Se passer d’EDF pour produire une énergie renouvelable, en récupérant les taxes perçues par la compagnie, et en définitive en attaquant en justice la légalité de son monopole sur le réseau au regard du droit européen : sur la petite île bretonne de Sein, on ne craint pas de faire des vagues.

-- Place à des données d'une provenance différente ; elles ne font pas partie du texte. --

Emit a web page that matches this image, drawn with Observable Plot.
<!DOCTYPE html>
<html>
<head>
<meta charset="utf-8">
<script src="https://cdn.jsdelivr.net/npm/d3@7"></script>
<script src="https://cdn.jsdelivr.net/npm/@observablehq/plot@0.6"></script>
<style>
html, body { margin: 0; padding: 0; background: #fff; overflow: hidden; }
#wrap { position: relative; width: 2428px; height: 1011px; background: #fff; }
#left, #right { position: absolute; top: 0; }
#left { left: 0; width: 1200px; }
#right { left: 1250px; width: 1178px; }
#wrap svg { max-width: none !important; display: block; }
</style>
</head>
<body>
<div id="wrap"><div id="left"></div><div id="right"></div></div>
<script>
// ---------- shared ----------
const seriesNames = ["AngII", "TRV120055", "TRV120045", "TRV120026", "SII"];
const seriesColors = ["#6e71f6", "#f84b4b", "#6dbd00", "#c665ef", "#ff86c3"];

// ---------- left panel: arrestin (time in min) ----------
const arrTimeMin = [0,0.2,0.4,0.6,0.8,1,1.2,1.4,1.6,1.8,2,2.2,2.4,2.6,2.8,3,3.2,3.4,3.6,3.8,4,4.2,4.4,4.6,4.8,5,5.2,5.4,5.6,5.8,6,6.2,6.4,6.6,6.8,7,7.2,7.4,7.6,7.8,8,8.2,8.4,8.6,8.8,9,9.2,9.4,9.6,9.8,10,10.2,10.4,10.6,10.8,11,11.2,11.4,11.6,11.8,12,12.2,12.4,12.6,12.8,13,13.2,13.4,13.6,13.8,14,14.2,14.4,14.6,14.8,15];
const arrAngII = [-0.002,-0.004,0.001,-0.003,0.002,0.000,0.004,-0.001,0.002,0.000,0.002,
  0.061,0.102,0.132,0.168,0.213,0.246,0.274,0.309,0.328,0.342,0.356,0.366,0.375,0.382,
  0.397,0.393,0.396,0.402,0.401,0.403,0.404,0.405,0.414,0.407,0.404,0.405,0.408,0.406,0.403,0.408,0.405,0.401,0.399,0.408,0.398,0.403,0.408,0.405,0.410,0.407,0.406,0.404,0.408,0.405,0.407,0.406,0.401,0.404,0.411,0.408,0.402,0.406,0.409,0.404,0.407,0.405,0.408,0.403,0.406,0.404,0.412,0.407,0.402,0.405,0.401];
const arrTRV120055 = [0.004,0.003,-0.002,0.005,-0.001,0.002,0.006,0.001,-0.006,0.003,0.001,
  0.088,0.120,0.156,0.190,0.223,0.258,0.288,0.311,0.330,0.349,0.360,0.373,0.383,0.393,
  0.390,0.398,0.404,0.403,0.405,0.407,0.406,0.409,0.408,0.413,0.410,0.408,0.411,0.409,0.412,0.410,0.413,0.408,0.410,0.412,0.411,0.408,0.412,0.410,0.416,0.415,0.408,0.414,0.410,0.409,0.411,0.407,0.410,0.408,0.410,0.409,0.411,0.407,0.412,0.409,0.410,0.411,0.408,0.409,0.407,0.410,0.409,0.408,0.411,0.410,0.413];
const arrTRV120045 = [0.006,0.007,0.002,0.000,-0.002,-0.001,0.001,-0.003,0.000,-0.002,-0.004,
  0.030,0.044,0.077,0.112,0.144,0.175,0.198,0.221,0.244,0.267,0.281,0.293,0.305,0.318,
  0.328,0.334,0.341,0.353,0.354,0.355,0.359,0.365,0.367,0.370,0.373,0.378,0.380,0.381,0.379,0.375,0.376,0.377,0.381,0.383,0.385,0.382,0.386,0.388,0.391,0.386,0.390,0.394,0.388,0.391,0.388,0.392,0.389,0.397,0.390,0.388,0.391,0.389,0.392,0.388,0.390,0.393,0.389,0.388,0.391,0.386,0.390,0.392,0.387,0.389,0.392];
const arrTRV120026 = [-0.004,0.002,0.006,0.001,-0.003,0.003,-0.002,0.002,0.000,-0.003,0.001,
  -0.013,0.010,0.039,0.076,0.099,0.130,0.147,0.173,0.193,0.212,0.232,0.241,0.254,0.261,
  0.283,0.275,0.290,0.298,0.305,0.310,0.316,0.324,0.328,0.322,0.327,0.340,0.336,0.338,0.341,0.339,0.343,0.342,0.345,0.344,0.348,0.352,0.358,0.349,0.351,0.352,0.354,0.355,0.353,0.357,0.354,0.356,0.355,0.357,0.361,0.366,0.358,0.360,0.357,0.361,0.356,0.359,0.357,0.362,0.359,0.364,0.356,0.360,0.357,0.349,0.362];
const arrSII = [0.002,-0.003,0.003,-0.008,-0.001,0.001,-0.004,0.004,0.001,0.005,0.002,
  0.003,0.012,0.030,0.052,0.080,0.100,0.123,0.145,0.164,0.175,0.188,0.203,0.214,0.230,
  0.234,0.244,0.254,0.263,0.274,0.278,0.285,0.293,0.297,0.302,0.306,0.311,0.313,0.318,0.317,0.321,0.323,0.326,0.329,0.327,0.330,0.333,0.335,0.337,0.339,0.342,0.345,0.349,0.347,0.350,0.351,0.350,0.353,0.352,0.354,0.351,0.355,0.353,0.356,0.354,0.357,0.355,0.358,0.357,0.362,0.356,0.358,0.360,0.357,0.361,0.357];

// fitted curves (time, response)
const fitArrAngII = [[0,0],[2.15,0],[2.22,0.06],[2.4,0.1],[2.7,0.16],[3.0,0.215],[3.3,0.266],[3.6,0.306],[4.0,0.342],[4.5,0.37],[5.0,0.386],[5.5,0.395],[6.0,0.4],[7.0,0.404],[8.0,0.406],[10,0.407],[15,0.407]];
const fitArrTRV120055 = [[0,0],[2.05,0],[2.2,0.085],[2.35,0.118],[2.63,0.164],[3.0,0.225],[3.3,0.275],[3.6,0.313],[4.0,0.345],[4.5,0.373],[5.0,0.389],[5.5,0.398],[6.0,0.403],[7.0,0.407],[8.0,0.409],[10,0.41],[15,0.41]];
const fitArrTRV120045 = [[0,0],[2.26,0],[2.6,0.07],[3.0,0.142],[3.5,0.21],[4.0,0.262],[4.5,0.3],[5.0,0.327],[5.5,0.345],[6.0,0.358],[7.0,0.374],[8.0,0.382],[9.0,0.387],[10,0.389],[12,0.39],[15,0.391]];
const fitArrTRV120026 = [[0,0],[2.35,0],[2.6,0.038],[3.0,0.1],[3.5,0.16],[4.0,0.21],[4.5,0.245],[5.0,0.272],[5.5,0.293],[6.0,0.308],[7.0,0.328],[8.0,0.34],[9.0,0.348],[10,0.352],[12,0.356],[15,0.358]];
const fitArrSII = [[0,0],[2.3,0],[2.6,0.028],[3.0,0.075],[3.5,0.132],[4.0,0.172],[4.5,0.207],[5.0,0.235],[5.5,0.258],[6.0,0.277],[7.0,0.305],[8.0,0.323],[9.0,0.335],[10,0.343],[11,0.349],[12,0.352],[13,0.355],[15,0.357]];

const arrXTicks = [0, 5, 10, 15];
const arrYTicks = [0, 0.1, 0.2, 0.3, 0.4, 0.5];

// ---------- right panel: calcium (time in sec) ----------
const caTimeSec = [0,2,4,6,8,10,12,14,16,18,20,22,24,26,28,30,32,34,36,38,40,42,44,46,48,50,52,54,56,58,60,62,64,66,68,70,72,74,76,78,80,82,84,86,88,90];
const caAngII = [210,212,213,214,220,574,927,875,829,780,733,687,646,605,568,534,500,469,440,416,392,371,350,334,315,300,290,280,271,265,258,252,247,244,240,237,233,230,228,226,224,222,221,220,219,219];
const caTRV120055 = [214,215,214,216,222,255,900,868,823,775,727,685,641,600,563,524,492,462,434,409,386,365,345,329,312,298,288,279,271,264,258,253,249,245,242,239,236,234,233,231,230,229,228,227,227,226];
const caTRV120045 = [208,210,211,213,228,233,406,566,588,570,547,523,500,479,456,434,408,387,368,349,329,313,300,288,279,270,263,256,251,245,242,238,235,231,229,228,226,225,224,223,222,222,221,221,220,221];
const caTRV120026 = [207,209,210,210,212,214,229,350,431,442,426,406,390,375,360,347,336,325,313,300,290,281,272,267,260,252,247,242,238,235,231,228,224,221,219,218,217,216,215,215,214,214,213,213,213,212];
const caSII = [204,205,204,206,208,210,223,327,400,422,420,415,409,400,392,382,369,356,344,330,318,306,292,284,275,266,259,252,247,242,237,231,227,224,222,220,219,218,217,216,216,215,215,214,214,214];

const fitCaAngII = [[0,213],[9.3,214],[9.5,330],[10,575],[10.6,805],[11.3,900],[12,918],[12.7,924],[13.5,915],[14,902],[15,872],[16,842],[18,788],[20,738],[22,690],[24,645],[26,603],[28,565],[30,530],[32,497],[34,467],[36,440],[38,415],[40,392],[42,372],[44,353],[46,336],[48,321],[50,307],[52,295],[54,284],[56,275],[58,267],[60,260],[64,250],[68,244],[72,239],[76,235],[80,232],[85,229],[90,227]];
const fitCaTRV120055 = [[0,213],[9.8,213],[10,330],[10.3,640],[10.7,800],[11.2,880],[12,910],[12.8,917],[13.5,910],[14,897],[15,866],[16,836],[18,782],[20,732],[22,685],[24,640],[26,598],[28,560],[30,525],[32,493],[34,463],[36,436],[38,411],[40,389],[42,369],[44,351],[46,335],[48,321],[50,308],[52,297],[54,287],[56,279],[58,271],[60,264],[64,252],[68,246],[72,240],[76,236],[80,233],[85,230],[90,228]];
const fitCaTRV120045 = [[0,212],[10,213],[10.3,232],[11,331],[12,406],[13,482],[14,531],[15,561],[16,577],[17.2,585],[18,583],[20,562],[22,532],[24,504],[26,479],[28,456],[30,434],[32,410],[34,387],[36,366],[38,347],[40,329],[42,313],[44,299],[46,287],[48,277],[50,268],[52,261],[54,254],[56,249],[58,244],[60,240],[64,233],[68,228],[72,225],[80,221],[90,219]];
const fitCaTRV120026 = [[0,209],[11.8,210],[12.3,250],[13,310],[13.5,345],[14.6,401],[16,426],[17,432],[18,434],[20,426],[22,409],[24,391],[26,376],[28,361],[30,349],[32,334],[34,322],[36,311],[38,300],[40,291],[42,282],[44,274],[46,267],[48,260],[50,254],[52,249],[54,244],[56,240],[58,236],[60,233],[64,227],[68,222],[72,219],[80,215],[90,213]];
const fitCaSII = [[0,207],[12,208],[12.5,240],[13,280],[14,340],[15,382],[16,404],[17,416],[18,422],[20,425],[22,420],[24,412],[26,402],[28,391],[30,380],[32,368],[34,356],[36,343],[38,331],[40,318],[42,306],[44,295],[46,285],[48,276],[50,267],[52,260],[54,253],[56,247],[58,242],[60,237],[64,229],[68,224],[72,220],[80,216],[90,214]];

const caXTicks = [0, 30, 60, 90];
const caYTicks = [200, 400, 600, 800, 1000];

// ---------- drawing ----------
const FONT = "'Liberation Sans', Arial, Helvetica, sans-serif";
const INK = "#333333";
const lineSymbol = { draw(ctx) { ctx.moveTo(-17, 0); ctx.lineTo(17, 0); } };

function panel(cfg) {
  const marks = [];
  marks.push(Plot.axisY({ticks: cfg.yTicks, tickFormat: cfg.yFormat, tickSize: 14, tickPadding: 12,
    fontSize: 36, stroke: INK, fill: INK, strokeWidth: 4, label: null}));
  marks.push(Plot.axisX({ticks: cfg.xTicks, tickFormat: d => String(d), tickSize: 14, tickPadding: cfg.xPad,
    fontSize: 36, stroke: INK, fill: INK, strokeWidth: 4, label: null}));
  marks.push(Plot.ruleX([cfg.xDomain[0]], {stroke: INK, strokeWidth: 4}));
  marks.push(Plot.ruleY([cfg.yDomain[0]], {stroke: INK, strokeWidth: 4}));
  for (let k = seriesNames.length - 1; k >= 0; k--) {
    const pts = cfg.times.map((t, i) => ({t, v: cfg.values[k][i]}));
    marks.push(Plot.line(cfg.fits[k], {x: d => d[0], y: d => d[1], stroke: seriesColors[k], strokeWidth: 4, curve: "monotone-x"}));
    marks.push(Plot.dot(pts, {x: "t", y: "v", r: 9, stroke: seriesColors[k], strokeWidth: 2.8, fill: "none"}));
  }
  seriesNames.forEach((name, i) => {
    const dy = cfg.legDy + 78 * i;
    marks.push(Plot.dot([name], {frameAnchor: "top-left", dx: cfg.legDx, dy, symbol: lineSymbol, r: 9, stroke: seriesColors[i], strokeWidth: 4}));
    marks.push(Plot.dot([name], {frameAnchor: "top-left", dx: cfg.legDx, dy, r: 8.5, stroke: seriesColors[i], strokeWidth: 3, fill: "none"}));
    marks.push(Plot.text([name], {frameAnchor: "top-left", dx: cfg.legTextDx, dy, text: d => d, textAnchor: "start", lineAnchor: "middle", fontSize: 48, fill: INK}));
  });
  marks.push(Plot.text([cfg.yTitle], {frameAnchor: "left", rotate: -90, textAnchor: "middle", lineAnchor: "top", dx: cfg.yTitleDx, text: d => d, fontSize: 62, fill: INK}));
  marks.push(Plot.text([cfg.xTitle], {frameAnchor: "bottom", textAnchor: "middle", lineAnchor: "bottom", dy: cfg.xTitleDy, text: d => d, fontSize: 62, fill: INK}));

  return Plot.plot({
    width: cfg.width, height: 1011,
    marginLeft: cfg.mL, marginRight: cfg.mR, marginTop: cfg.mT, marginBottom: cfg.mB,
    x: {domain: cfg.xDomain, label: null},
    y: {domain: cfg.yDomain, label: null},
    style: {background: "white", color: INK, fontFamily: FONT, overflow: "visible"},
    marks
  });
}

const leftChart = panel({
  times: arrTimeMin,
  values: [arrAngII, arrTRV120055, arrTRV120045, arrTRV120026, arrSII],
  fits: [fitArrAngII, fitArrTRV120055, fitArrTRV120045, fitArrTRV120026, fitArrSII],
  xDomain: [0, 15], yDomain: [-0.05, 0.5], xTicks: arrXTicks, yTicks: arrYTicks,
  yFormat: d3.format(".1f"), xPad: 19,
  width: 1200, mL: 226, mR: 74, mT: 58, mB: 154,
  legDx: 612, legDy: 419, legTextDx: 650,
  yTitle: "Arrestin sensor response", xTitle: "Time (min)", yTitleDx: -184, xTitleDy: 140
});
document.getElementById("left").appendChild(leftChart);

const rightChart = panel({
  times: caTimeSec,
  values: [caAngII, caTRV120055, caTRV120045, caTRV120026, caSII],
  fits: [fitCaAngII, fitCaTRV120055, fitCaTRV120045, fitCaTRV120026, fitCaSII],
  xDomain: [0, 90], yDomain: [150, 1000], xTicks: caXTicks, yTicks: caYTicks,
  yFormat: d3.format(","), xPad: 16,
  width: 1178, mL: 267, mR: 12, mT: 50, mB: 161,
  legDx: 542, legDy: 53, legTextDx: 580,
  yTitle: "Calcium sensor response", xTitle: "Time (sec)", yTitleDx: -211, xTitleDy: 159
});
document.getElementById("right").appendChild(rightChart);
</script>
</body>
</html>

L’île de Sein, minuscule et splendide, émerge à peine au-dessus des eaux au large de la Pointe du Raz. Son altitude moyenne ne dépasse pas 1,5 mètre et en fait une victime toute désignée du réchauffement climatique. Bien consciente de cette vulnérabilité, la population (environ 120 personnes en hiver) vit très mal son fonctionnement énergétique. Non raccordée au réseau, l’île dépend pourtant d’EDF qui y produit l’électricité avec deux centrales au fioul : 420 000 litres par an [1], soit 1 220 tonnes de CO2 rejetées dans l’atmosphère chaque année. Les ménages sénans paient le kwh au même prix que sur le continent, pour un coût de production 10 fois supérieur. La différence, 450 000 €/an, est compensée par les taxes qui s’ajoutent aux factures d’électricité de tout le pays (y compris celles d’Énercoop), dont la CSPE, la Contribution au Service Public de l’Electricité.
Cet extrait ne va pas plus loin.